▸ STATED PROBLEM: Word for word, transcribe the lines below and drop the pictures.

[Start RECORDS SHOWN]

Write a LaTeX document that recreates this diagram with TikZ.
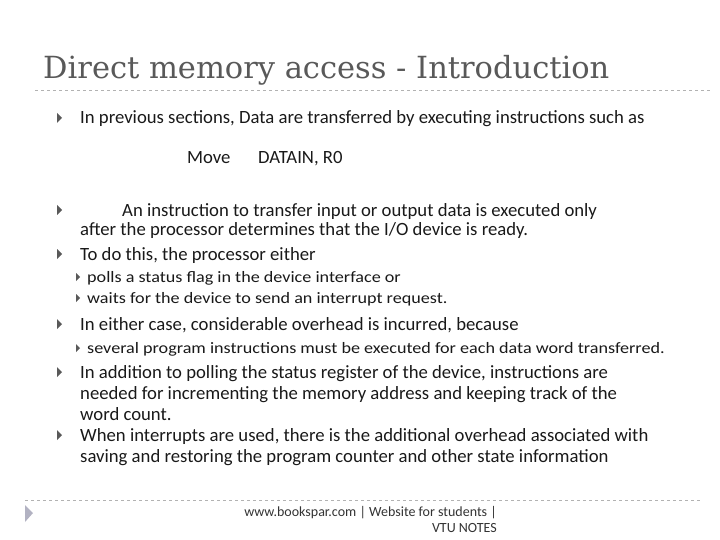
\documentclass[tikz,border=0pt]{standalone}
\usepackage{fontspec}
\setmainfont{DejaVu Serif}
\newfontfamily\bodyf{Carlito}
\newfontfamily\subf[FakeStretch=1.14]{Carlito}
\begin{document}
\begin{tikzpicture}[x=1pt,y=-1pt,
  txt/.style={anchor=base west,inner sep=0pt,font=\bodyf\fontsize{18.7}{20}\selectfont,text=black!90},
  sub/.style={anchor=base west,inner sep=0pt,font=\subf\fontsize{15.9}{17}\selectfont,text=black!90},
  bul/.style={fill=black!65,draw=none},
  ln/.style={draw=black!30,dashed,line width=0.6pt}]
\useasboundingbox (0,0) rectangle (720,540);
\node[anchor=base west,inner sep=0pt,font=\fontsize{30.5}{34}\selectfont,text=black!65] (title) at (43,79) {Direct memory access - Introduction};
\draw[ln] (35,90) coordinate (l1) -- (712,90) coordinate (l2);
\foreach \y in {118,210,254,324,372,435}{\fill[bul] (57,\y-5) -- (62,\y) -- (57,\y+5) -- cycle;}
\foreach \y in {277,298,348}{\fill[bul] (76,\y-4) -- (80,\y) -- (76,\y+4) -- cycle;}
\node[txt] (a) at (80,124) {In previous sections, Data are transferred by executing instructions such as};
\node[txt] (m1) at (187,164) {Move};
\node[txt] (m2) at (258,164) {DATAIN, R0};
\node[txt] (b1) at (122,216) {An instruction to transfer input or output data is executed only};
\node[txt] (b2) at (80,236) {after the processor determines that the I/O device is ready.};
\node[txt] (c) at (80,260) {To do this, the processor either};
\node[sub] (c1) at (87,282) {polls a status flag in the device interface or};
\node[sub] (c2) at (87,303) {waits for the device to send an interrupt request.};
\node[txt] (d) at (80,330) {In either case, considerable overhead is incurred, because};
\node[sub] (d1) at (87,353) {several program instructions must be executed for each data word transferred.};
\node[txt] (e1) at (80,378) {In addition to polling the status register of the device, instructions are};
\node[txt] (e2) at (80,399) {needed for incrementing the memory address and keeping track of the};
\node[txt] (e3) at (80,420) {word count.};
\node[txt] (f1) at (80,441) {When interrupts are used, there is the additional overhead associated with};
\node[txt] (f2) at (80,462) {saving and restoring the program counter and other state information};
\draw[ln] (25,500) coordinate (l3) -- (700,500) coordinate (l4);
\fill[blue!20!black!30] (25,505) -- (33,513) -- (25,522) -- cycle;
\node[anchor=base east,inner sep=0pt,font=\bodyf\fontsize{14}{15}\selectfont,text=black!80] (g1) at (497,516) {www.bookspar.com | Website for students |};
\node[anchor=base east,inner sep=0pt,font=\bodyf\fontsize{14}{15}\selectfont,text=black!80] (g2) at (497,532) {VTU NOTES};
\end{tikzpicture}
\end{document}
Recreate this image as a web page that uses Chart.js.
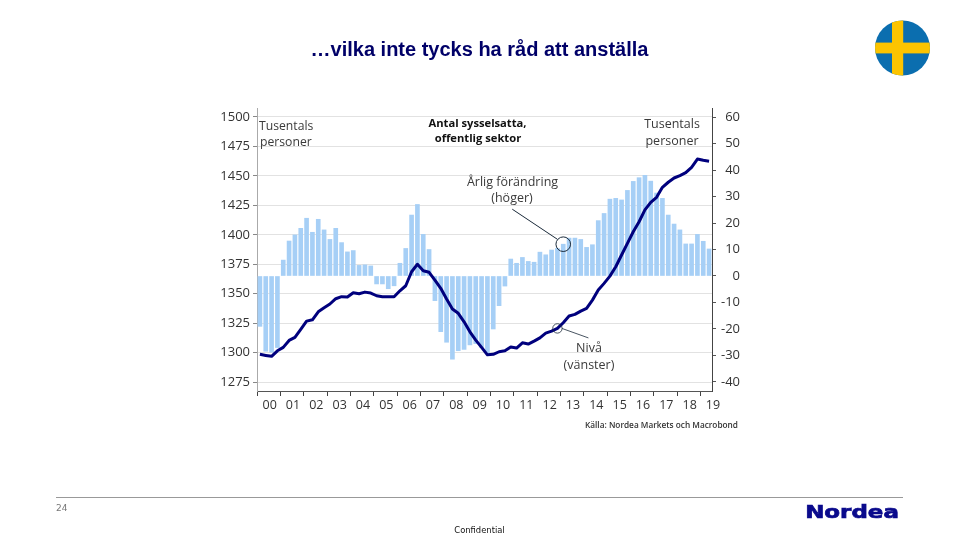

[End RECORDS SHOWN]

▸ ANSWER FOR THE TASK:
Write a LaTeX document that recreates this diagram with TikZ.
\documentclass[tikz,border=0pt]{standalone}
\usepackage{fontspec}
\setmainfont{DejaVu Serif}
\newfontfamily\bodyf{Carlito}
\newfontfamily\subf[FakeStretch=1.14]{Carlito}
\begin{document}
\begin{tikzpicture}[x=1pt,y=-1pt,
  txt/.style={anchor=base west,inner sep=0pt,font=\bodyf\fontsize{18.7}{20}\selectfont,text=black!90},
  sub/.style={anchor=base west,inner sep=0pt,font=\subf\fontsize{15.9}{17}\selectfont,text=black!90},
  bul/.style={fill=black!65,draw=none},
  ln/.style={draw=black!30,dashed,line width=0.6pt}]
\useasboundingbox (0,0) rectangle (720,540);
\node[anchor=base west,inner sep=0pt,font=\fontsize{30.5}{34}\selectfont,text=black!65] (title) at (43,79) {Direct memory access - Introduction};
\draw[ln] (35,90) coordinate (l1) -- (712,90) coordinate (l2);
\foreach \y in {118,210,254,324,372,435}{\fill[bul] (57,\y-5) -- (62,\y) -- (57,\y+5) -- cycle;}
\foreach \y in {277,298,348}{\fill[bul] (76,\y-4) -- (80,\y) -- (76,\y+4) -- cycle;}
\node[txt] (a) at (80,124) {In previous sections, Data are transferred by executing instructions such as};
\node[txt] (m1) at (187,164) {Move};
\node[txt] (m2) at (258,164) {DATAIN, R0};
\node[txt] (b1) at (122,216) {An instruction to transfer input or output data is executed only};
\node[txt] (b2) at (80,236) {after the processor determines that the I/O device is ready.};
\node[txt] (c) at (80,260) {To do this, the processor either};
\node[sub] (c1) at (87,282) {polls a status flag in the device interface or};
\node[sub] (c2) at (87,303) {waits for the device to send an interrupt request.};
\node[txt] (d) at (80,330) {In either case, considerable overhead is incurred, because};
\node[sub] (d1) at (87,353) {several program instructions must be executed for each data word transferred.};
\node[txt] (e1) at (80,378) {In addition to polling the status register of the device, instructions are};
\node[txt] (e2) at (80,399) {needed for incrementing the memory address and keeping track of the};
\node[txt] (e3) at (80,420) {word count.};
\node[txt] (f1) at (80,441) {When interrupts are used, there is the additional overhead associated with};
\node[txt] (f2) at (80,462) {saving and restoring the program counter and other state information};
\draw[ln] (25,500) coordinate (l3) -- (700,500) coordinate (l4);
\fill[blue!20!black!30] (25,505) -- (33,513) -- (25,522) -- cycle;
\node[anchor=base east,inner sep=0pt,font=\bodyf\fontsize{14}{15}\selectfont,text=black!80] (g1) at (497,516) {www.bookspar.com | Website for students |};
\node[anchor=base east,inner sep=0pt,font=\bodyf\fontsize{14}{15}\selectfont,text=black!80] (g2) at (497,532) {VTU NOTES};
\end{tikzpicture}
\end{document}
Recreate this image as a web page that uses Chart.js.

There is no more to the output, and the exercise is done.